§ **Task**
Present each line of the entries below that holds the word "image".

§ **Stored records**
·····

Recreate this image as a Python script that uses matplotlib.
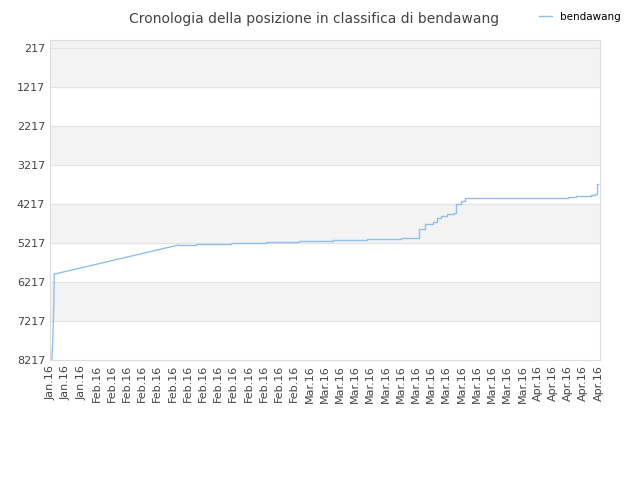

·····

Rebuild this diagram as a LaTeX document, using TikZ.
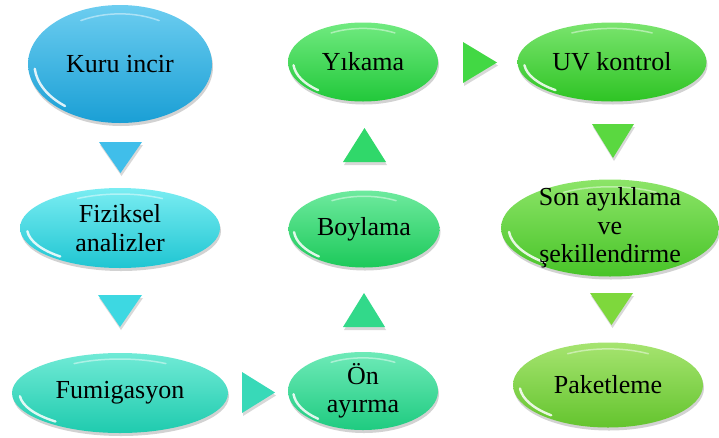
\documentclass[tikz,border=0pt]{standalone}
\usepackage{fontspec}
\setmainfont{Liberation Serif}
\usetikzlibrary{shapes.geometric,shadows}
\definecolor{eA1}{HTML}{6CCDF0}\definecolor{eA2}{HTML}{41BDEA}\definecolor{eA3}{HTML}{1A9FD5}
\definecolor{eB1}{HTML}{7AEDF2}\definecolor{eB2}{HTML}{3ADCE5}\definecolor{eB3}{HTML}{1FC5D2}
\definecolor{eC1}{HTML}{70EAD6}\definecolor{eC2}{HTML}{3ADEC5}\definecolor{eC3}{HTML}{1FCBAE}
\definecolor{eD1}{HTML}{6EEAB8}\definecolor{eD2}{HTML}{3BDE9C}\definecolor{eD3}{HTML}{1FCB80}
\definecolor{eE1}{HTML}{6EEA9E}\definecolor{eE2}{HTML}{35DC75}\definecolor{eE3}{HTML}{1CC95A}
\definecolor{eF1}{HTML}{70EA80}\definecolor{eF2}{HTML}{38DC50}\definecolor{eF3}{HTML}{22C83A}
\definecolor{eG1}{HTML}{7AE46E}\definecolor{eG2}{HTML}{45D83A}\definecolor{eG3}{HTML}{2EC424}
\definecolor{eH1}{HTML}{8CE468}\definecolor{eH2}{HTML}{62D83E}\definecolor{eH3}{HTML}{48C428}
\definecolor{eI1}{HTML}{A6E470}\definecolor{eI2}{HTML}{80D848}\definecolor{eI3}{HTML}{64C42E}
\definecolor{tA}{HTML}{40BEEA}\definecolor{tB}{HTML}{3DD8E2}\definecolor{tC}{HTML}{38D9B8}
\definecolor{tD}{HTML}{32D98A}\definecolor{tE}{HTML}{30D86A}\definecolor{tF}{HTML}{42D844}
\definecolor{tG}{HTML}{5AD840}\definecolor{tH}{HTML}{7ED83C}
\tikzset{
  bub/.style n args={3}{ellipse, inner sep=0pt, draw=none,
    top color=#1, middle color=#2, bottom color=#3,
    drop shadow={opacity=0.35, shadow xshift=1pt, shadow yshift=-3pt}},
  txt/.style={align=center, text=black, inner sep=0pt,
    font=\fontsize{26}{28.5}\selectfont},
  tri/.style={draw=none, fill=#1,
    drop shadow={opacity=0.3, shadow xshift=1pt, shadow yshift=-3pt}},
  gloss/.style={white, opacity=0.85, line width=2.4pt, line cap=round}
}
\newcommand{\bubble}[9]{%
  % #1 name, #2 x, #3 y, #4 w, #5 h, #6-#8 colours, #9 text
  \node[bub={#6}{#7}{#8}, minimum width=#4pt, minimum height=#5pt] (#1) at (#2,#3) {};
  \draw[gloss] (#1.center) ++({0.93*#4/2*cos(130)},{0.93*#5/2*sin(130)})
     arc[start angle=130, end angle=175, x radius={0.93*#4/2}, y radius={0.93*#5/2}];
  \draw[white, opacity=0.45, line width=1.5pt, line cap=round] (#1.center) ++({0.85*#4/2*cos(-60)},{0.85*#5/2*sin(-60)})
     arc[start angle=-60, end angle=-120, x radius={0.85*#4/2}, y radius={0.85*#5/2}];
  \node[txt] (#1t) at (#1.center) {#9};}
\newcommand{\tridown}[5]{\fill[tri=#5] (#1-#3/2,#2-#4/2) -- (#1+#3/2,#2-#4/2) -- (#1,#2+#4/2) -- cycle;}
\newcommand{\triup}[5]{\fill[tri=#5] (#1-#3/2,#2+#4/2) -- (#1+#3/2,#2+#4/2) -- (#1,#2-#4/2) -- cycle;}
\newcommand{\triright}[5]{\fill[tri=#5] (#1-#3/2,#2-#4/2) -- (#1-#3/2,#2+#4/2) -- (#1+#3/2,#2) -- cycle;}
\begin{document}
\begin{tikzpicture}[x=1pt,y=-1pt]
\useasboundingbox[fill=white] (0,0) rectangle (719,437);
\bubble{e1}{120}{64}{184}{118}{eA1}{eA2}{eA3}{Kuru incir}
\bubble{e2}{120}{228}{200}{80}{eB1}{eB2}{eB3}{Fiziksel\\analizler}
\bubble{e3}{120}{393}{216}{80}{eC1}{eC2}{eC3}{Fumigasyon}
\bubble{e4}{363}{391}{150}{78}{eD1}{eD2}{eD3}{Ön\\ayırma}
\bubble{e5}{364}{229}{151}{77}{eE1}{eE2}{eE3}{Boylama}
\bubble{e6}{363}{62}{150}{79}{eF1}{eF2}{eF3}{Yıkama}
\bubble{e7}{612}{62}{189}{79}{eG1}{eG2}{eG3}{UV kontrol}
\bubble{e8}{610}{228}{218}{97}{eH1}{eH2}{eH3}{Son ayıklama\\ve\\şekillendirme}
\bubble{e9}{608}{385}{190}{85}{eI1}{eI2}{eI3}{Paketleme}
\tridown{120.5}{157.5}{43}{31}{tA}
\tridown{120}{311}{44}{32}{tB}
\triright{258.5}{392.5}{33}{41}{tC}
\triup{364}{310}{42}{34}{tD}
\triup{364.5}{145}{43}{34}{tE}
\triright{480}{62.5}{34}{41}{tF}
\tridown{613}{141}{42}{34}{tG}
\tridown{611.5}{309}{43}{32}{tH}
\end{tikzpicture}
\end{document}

·····

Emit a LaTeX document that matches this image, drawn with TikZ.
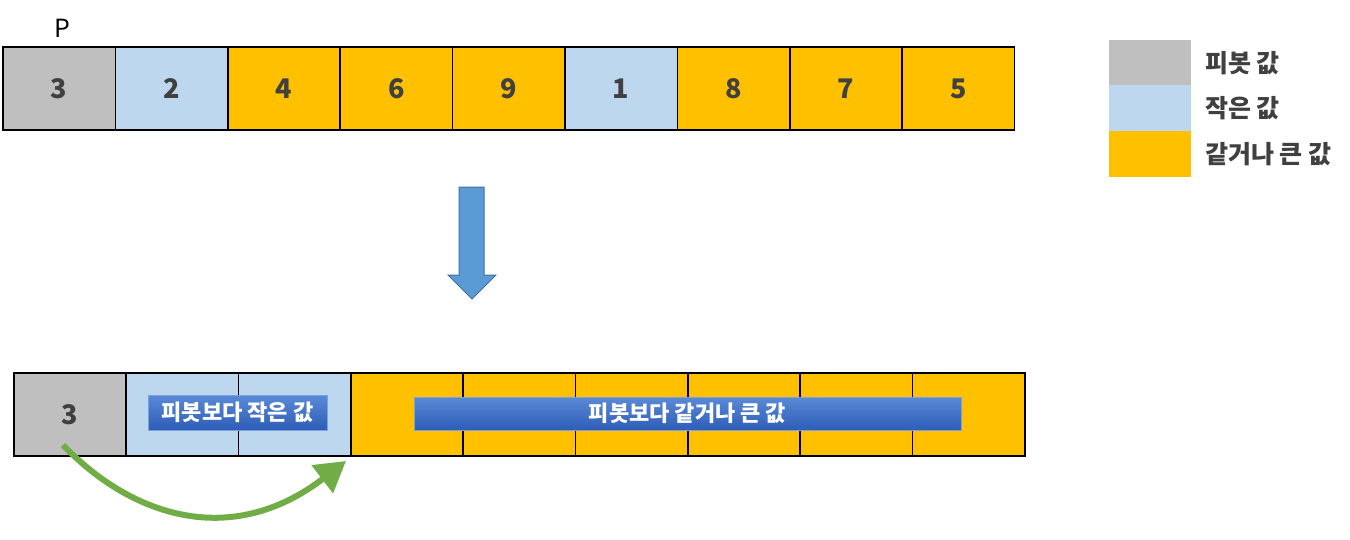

·····

§ **Result of the exercise**
Recreate this image as a Python script that uses matplotlib.
Emit a LaTeX document that matches this image, drawn with TikZ.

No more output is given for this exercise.